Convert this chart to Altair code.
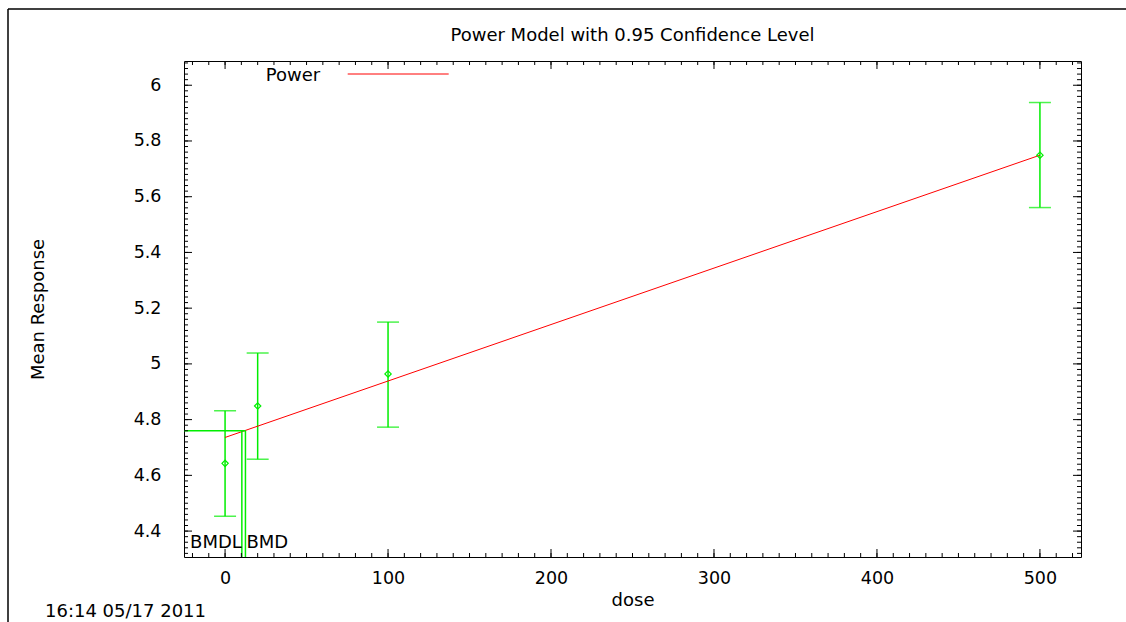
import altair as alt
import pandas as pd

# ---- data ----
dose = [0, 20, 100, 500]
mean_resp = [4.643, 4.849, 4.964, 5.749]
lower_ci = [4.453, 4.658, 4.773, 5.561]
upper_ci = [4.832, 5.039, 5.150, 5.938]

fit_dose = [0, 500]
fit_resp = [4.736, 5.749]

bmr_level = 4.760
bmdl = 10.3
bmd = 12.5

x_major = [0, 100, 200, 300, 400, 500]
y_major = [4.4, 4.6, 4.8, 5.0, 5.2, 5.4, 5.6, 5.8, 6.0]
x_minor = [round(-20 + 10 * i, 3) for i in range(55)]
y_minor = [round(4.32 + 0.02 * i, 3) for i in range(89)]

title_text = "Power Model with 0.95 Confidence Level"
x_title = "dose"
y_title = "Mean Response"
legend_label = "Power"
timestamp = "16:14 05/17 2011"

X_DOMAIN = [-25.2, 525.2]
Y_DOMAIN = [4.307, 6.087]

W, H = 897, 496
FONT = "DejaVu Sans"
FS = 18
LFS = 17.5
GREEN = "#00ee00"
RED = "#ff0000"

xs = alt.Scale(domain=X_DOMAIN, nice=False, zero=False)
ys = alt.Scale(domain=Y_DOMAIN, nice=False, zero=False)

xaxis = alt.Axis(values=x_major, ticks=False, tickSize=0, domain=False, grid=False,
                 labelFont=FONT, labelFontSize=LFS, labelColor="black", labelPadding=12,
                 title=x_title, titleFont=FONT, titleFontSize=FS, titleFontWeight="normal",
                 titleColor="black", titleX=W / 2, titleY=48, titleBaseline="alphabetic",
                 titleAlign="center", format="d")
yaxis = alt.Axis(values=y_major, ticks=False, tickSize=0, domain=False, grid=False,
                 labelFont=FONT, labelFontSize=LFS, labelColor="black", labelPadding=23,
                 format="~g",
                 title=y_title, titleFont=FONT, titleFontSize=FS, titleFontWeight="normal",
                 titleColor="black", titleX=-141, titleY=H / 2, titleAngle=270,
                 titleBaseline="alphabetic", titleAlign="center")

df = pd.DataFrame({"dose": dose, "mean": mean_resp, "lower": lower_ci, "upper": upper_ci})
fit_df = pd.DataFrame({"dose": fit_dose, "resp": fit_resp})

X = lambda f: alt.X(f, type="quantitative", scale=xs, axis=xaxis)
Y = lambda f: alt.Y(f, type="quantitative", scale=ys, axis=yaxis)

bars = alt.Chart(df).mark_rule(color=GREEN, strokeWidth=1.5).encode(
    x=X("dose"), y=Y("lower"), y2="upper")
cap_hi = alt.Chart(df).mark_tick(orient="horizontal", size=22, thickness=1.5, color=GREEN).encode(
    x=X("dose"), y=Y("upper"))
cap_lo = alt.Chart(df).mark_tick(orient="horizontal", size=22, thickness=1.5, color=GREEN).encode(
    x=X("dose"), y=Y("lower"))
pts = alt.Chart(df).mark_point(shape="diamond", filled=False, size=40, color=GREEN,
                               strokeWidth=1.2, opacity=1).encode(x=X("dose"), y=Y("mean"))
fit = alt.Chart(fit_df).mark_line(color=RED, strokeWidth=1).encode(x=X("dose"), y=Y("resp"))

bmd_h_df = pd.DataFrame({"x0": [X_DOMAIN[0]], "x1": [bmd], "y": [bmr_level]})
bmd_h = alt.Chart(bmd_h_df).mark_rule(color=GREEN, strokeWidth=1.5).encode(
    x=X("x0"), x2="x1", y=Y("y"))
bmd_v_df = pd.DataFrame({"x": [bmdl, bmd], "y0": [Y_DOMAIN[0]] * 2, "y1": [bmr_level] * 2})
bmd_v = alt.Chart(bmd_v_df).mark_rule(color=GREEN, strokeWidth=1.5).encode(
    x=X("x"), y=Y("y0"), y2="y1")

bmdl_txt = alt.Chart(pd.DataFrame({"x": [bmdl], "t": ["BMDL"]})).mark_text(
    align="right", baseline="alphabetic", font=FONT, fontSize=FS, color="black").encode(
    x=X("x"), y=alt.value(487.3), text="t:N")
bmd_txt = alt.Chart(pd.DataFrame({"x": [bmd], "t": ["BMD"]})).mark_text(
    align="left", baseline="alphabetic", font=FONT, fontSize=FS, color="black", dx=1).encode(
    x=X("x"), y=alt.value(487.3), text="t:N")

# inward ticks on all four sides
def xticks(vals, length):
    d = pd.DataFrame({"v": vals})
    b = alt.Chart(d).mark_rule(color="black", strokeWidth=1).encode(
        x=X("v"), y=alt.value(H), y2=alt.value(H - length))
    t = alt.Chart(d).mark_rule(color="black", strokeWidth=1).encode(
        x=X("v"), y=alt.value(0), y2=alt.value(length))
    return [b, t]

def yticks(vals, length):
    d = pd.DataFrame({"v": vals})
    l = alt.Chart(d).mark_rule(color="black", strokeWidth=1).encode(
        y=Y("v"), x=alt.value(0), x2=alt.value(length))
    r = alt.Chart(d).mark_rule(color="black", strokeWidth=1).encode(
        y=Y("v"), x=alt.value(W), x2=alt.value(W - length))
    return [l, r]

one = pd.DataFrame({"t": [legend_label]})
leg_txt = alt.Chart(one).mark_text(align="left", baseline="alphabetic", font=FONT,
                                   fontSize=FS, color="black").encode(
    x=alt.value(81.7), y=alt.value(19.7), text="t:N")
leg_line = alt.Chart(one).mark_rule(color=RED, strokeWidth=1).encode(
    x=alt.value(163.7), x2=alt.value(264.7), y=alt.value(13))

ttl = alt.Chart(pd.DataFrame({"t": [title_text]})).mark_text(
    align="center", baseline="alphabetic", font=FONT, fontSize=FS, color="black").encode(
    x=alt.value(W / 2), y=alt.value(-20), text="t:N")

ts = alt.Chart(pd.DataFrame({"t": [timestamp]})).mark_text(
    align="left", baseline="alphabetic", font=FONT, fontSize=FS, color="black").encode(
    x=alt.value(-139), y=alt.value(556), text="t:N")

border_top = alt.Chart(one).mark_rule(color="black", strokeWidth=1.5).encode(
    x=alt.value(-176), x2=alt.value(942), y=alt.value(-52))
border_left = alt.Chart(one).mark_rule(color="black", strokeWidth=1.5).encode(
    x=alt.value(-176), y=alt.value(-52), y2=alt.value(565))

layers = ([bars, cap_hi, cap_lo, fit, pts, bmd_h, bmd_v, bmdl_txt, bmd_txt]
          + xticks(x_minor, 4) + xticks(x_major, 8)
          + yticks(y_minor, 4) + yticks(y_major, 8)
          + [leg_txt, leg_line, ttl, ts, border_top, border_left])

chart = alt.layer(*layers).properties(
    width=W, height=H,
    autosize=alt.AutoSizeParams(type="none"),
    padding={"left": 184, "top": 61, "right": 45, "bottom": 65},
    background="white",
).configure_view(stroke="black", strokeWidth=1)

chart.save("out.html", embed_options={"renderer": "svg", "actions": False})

******************************

- **Task to carry out**
Restate the whole listing above exactly, please, omitting every image.

- **Reply to the task**
Convert this chart to Altair code.
import altair as alt
import pandas as pd

# ---- data ----
dose = [0, 20, 100, 500]
mean_resp = [4.643, 4.849, 4.964, 5.749]
lower_ci = [4.453, 4.658, 4.773, 5.561]
upper_ci = [4.832, 5.039, 5.150, 5.938]

fit_dose = [0, 500]
fit_resp = [4.736, 5.749]

bmr_level = 4.760
bmdl = 10.3
bmd = 12.5

x_major = [0, 100, 200, 300, 400, 500]
y_major = [4.4, 4.6, 4.8, 5.0, 5.2, 5.4, 5.6, 5.8, 6.0]
x_minor = [round(-20 + 10 * i, 3) for i in range(55)]
y_minor = [round(4.32 + 0.02 * i, 3) for i in range(89)]

title_text = "Power Model with 0.95 Confidence Level"
x_title = "dose"
y_title = "Mean Response"
legend_label = "Power"
timestamp = "16:14 05/17 2011"

X_DOMAIN = [-25.2, 525.2]
Y_DOMAIN = [4.307, 6.087]

W, H = 897, 496
FONT = "DejaVu Sans"
FS = 18
LFS = 17.5
GREEN = "#00ee00"
RED = "#ff0000"

xs = alt.Scale(domain=X_DOMAIN, nice=False, zero=False)
ys = alt.Scale(domain=Y_DOMAIN, nice=False, zero=False)

xaxis = alt.Axis(values=x_major, ticks=False, tickSize=0, domain=False, grid=False,
                 labelFont=FONT, labelFontSize=LFS, labelColor="black", labelPadding=12,
                 title=x_title, titleFont=FONT, titleFontSize=FS, titleFontWeight="normal",
                 titleColor="black", titleX=W / 2, titleY=48, titleBaseline="alphabetic",
                 titleAlign="center", format="d")
yaxis = alt.Axis(values=y_major, ticks=False, tickSize=0, domain=False, grid=False,
                 labelFont=FONT, labelFontSize=LFS, labelColor="black", labelPadding=23,
                 format="~g",
                 title=y_title, titleFont=FONT, titleFontSize=FS, titleFontWeight="normal",
                 titleColor="black", titleX=-141, titleY=H / 2, titleAngle=270,
                 titleBaseline="alphabetic", titleAlign="center")

df = pd.DataFrame({"dose": dose, "mean": mean_resp, "lower": lower_ci, "upper": upper_ci})
fit_df = pd.DataFrame({"dose": fit_dose, "resp": fit_resp})

X = lambda f: alt.X(f, type="quantitative", scale=xs, axis=xaxis)
Y = lambda f: alt.Y(f, type="quantitative", scale=ys, axis=yaxis)

bars = alt.Chart(df).mark_rule(color=GREEN, strokeWidth=1.5).encode(
    x=X("dose"), y=Y("lower"), y2="upper")
cap_hi = alt.Chart(df).mark_tick(orient="horizontal", size=22, thickness=1.5, color=GREEN).encode(
    x=X("dose"), y=Y("upper"))
cap_lo = alt.Chart(df).mark_tick(orient="horizontal", size=22, thickness=1.5, color=GREEN).encode(
    x=X("dose"), y=Y("lower"))
pts = alt.Chart(df).mark_point(shape="diamond", filled=False, size=40, color=GREEN,
                               strokeWidth=1.2, opacity=1).encode(x=X("dose"), y=Y("mean"))
fit = alt.Chart(fit_df).mark_line(color=RED, strokeWidth=1).encode(x=X("dose"), y=Y("resp"))

bmd_h_df = pd.DataFrame({"x0": [X_DOMAIN[0]], "x1": [bmd], "y": [bmr_level]})
bmd_h = alt.Chart(bmd_h_df).mark_rule(color=GREEN, strokeWidth=1.5).encode(
    x=X("x0"), x2="x1", y=Y("y"))
bmd_v_df = pd.DataFrame({"x": [bmdl, bmd], "y0": [Y_DOMAIN[0]] * 2, "y1": [bmr_level] * 2})
bmd_v = alt.Chart(bmd_v_df).mark_rule(color=GREEN, strokeWidth=1.5).encode(
    x=X("x"), y=Y("y0"), y2="y1")

bmdl_txt = alt.Chart(pd.DataFrame({"x": [bmdl], "t": ["BMDL"]})).mark_text(
    align="right", baseline="alphabetic", font=FONT, fontSize=FS, color="black").encode(
    x=X("x"), y=alt.value(487.3), text="t:N")
bmd_txt = alt.Chart(pd.DataFrame({"x": [bmd], "t": ["BMD"]})).mark_text(
    align="left", baseline="alphabetic", font=FONT, fontSize=FS, color="black", dx=1).encode(
    x=X("x"), y=alt.value(487.3), text="t:N")

# inward ticks on all four sides
def xticks(vals, length):
    d = pd.DataFrame({"v": vals})
    b = alt.Chart(d).mark_rule(color="black", strokeWidth=1).encode(
        x=X("v"), y=alt.value(H), y2=alt.value(H - length))
    t = alt.Chart(d).mark_rule(color="black", strokeWidth=1).encode(
        x=X("v"), y=alt.value(0), y2=alt.value(length))
    return [b, t]

def yticks(vals, length):
    d = pd.DataFrame({"v": vals})
    l = alt.Chart(d).mark_rule(color="black", strokeWidth=1).encode(
        y=Y("v"), x=alt.value(0), x2=alt.value(length))
    r = alt.Chart(d).mark_rule(color="black", strokeWidth=1).encode(
        y=Y("v"), x=alt.value(W), x2=alt.value(W - length))
    return [l, r]

one = pd.DataFrame({"t": [legend_label]})
leg_txt = alt.Chart(one).mark_text(align="left", baseline="alphabetic", font=FONT,
                                   fontSize=FS, color="black").encode(
    x=alt.value(81.7), y=alt.value(19.7), text="t:N")
leg_line = alt.Chart(one).mark_rule(color=RED, strokeWidth=1).encode(
    x=alt.value(163.7), x2=alt.value(264.7), y=alt.value(13))

ttl = alt.Chart(pd.DataFrame({"t": [title_text]})).mark_text(
    align="center", baseline="alphabetic", font=FONT, fontSize=FS, color="black").encode(
    x=alt.value(W / 2), y=alt.value(-20), text="t:N")

ts = alt.Chart(pd.DataFrame({"t": [timestamp]})).mark_text(
    align="left", baseline="alphabetic", font=FONT, fontSize=FS, color="black").encode(
    x=alt.value(-139), y=alt.value(556), text="t:N")

border_top = alt.Chart(one).mark_rule(color="black", strokeWidth=1.5).encode(
    x=alt.value(-176), x2=alt.value(942), y=alt.value(-52))
border_left = alt.Chart(one).mark_rule(color="black", strokeWidth=1.5).encode(
    x=alt.value(-176), y=alt.value(-52), y2=alt.value(565))

layers = ([bars, cap_hi, cap_lo, fit, pts, bmd_h, bmd_v, bmdl_txt, bmd_txt]
          + xticks(x_minor, 4) + xticks(x_major, 8)
          + yticks(y_minor, 4) + yticks(y_major, 8)
          + [leg_txt, leg_line, ttl, ts, border_top, border_left])

chart = alt.layer(*layers).properties(
    width=W, height=H,
    autosize=alt.AutoSizeParams(type="none"),
    padding={"left": 184, "top": 61, "right": 45, "bottom": 65},
    background="white",
).configure_view(stroke="black", strokeWidth=1)

chart.save("out.html", embed_options={"renderer": "svg", "actions": False})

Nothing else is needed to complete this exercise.